Having failed to tempt Jesus with food, Satan takes him to the pinnacle of the temple. Now, by the standards of our age, it wasn’t all that high. Not a skyscraper by any means. But, the height of the temple, combined with the temple mount and the hill it was all built on, would have made even a small building into a deadly drop.

And, if Jesus is the son of God, the one to redeem the world, then the Father can’t let him die here. So, even if Jesus flings himself off the temple, God has to save him. It seems that God needs Jesus more than Jesus needs God. So, no adventure can end in death until the cross. Of course, Jesus knows that this is simply testing God. There is no purpose, other than to try and show God who’s boss. And that’s been tried. We’d like to think that, if we can follow this rule, or that, if we are faithful, he has no choice but to take care of us. But, God creating us, showing us love, is not required of God by any sort of rule. It is purely his grace and mercy that do it. As we say in the first article, “Without any merit or worthiness in me.” And that’s about first article stuff – creation, food, clothing, etc. We haven’t even gotten to the second article stuff about redemption and forgiveness yet. We don’t have a claim on God. He has a claim on us. Through the washing of water and the word he calls us his own. And that’s entirely his work, not ours.

Finally, Satan tries to sell the Brooklyn bridge. The kingdoms of the world don’t actually belong to him. All of creation is God’s already, So Satan has nothing to give. That’s what makes it the perfect target for Satan to try and sell to Jesus. As one pastor put it, ” Whatever the devil gives is shoddy; he takes whatever he can get and ruins whatever he receives.” So, the kingdoms of the world are not his to give, and even if they were, they really aren’t all that impressive. Of course, all the striving of man, all the wars and rumors of wars, nation rising against nation, that’s all the work of Satan. And Jesus does call him the prince of this world. So while our heavenly Father rules over heaven and earth, the princes and emperors and kings owe more to Satan than to our heavenly Father. Of course, the riches of the world, the splendors of the kingdoms and empires, the entire span of human history and its glory, can be seen in London at the British Museum. The riches of ancient Rome, the splendor of Babylon, the glory of Alexander the Great. All can be viewed for free, between the hours of 10 and 5:30. Which is to say that the splendor and majesty of the world all the pomp and power, the beauty and the wealth, fades, and is no more. It is the Word of God that endures forever. And so, the worship of worldly power, or glory, of fame, of being impressive is vanity, a chasing after the wind.

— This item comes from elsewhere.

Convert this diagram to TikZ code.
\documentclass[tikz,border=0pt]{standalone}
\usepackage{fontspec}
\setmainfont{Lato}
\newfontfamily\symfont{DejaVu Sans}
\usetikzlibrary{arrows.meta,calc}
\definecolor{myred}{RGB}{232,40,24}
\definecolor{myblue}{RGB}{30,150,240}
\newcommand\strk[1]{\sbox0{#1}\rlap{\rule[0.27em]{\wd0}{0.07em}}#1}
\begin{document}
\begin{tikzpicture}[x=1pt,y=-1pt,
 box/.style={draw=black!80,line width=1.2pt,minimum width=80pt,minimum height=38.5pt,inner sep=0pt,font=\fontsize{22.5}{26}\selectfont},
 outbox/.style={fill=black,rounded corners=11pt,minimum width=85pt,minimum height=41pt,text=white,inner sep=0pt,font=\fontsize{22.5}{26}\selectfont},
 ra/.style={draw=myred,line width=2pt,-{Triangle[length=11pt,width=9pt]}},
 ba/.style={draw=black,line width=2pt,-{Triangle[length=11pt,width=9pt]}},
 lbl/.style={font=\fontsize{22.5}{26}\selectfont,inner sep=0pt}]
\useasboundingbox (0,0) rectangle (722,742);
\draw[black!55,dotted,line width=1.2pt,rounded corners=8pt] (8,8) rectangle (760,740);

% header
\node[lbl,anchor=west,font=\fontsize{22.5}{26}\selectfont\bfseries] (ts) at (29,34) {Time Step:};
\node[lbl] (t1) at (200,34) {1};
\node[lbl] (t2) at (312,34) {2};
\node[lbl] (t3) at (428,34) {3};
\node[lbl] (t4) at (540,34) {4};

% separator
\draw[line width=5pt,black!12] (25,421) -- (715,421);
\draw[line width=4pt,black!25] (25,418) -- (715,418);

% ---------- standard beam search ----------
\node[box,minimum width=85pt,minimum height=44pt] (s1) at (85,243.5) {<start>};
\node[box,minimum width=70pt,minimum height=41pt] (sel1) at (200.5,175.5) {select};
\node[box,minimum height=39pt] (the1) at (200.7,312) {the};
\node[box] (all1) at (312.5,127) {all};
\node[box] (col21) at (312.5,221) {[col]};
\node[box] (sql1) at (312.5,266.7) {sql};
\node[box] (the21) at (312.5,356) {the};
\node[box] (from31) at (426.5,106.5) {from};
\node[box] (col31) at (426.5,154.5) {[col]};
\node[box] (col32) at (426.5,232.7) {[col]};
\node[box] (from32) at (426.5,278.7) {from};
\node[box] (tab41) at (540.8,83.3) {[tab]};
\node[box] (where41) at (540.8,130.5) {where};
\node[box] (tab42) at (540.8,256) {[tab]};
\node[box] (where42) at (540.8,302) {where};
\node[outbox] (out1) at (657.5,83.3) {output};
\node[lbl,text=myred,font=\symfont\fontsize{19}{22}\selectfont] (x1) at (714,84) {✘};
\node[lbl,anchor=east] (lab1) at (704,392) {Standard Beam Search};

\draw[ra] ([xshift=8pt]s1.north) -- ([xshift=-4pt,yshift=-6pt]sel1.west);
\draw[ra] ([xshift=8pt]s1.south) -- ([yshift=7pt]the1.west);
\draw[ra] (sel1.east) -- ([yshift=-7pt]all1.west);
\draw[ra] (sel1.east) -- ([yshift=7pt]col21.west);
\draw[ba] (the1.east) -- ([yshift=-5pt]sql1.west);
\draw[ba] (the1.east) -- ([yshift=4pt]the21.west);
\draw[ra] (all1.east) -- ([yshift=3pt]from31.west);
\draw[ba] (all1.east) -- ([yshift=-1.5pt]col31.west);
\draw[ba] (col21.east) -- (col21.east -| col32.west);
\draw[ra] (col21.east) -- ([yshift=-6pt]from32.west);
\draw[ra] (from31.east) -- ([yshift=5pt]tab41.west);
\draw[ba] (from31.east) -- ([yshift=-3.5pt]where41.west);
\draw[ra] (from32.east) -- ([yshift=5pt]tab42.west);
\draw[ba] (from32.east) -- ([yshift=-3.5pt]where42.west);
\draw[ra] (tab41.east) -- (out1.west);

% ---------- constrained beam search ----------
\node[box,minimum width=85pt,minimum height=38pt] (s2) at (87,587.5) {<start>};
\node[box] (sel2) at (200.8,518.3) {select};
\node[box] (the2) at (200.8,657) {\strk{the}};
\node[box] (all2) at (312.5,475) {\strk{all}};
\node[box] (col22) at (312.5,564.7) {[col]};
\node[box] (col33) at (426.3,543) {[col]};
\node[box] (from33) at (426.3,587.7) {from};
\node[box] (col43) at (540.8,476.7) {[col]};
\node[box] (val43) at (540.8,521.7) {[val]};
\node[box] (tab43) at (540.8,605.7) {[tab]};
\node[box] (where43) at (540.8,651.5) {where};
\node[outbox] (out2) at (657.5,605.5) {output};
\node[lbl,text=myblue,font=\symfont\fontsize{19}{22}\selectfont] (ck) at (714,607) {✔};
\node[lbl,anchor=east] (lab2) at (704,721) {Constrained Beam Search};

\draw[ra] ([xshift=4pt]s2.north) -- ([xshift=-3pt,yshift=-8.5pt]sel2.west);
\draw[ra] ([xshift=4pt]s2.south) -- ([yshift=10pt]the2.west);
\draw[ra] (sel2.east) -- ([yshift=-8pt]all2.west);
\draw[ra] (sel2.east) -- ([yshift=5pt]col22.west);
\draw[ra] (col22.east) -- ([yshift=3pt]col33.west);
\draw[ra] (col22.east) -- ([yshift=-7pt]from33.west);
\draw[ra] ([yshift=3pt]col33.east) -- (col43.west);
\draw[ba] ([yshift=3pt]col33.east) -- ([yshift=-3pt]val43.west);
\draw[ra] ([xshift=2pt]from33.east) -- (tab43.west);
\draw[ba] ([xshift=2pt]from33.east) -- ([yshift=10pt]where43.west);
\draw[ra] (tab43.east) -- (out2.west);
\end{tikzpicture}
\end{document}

Jesus does not need Satan and his false promises in order to establish an earthly kingdom. The biggest reason is that Jesus didn’t come to establish an earthly kingdom. He doesn’t need the friends and connections and quid prop quo’s and backroom deals that Satan promises will go in his favor.

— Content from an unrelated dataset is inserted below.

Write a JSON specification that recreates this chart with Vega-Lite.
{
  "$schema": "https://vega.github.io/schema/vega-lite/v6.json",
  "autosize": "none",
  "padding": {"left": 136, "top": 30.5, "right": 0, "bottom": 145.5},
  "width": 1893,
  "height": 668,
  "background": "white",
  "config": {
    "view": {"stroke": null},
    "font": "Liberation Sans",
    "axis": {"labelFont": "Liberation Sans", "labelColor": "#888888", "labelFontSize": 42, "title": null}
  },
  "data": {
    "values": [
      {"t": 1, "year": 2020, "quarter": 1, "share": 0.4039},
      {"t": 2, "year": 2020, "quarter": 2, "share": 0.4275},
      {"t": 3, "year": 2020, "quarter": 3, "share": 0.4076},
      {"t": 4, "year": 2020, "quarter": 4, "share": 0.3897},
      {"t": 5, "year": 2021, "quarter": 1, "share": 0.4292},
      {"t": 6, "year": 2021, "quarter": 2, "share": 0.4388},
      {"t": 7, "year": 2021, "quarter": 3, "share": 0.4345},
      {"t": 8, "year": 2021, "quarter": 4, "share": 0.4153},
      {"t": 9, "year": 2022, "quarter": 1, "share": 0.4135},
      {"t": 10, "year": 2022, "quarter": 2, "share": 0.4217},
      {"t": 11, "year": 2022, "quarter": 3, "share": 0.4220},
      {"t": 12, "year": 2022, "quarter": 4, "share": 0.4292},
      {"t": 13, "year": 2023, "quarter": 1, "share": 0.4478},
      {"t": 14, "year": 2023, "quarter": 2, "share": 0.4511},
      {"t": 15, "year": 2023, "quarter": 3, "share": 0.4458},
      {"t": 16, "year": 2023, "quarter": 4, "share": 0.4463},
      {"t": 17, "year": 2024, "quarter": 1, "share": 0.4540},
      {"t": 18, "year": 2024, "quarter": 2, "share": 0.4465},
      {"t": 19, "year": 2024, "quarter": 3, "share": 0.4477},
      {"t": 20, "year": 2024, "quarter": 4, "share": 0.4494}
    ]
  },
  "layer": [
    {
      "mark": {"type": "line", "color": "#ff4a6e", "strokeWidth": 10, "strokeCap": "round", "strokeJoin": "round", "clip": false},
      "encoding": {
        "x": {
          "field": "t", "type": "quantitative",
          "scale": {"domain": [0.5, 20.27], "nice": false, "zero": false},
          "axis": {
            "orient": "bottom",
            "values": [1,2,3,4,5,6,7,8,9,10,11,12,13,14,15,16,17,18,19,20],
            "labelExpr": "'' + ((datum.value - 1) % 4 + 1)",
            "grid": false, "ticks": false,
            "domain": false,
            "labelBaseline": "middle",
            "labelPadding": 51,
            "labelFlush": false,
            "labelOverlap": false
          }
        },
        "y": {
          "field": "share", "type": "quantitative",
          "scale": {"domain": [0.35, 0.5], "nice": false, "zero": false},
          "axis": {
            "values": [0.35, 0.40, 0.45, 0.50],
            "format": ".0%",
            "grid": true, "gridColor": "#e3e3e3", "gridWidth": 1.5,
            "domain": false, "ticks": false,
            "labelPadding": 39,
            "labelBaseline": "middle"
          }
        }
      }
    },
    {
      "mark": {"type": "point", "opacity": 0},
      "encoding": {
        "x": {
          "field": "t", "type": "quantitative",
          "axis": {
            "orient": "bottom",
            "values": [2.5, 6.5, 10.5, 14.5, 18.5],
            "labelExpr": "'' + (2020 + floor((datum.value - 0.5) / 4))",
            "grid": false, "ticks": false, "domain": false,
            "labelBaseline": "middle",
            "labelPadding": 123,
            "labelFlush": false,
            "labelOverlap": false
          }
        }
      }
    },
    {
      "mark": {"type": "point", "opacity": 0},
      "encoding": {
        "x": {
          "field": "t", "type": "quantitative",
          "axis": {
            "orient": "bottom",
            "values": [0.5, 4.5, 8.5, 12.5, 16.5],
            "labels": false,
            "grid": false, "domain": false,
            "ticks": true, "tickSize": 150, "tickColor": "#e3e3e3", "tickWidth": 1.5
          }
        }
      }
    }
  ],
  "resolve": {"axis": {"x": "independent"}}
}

Jesus preaches publicly, in the temple. He teaches the people. He brings them the Word of God. And his death – shocking even to the disciples, is the path of life. That’s what Jesus gives. And Satan’s temptations can’t hold a candle to that. Of course, when Satan comes tempting us, he does so subtly. He doesn’t come saying “Turn away from God.” He gives a little push here and there. A little flattery to the ego. A lie here and there. And our sinful flesh is all too willing to go along with it.

And that’s why Jesus came to live the perfect life. Because you can’t do it. He came to be The Man. The one who would live and die for you, and so set the pattern of your life. But that pattern is not a life you just work toward and finally, by great effort achieve. It is a life that is given to you in Holy Baptism. A life he gives through his holy Christian Church, where he gives the forgiveness of sins.

The temptation to try and do it yourself is a strong one. And it fits right in there with what satan was saying to Jesus. You can do it, you have the power. Just seize the moment, be the god that your Father won’t let you be.

And for someone facing death on the cross, that’s got to be a tempting offer. But Jesus is without sin. Satan fails because Jesus is the Son of God, the one to redeem. And now our pattern for living as a human being is set by him, in his temptation, in his cross and passion, his death and burial.

We now go through the season of testing and temptation, looking not to our strength, but to the strength given by God. We come to hear the Word of God, the thing we most need in life, to respond in prayer, to receive his gifts. To be the children he has called us to be.

And angels came and ministered to Him.

That is our prayer as well. “Let your holy angel be with me, that the wicked foew may have no power over me.”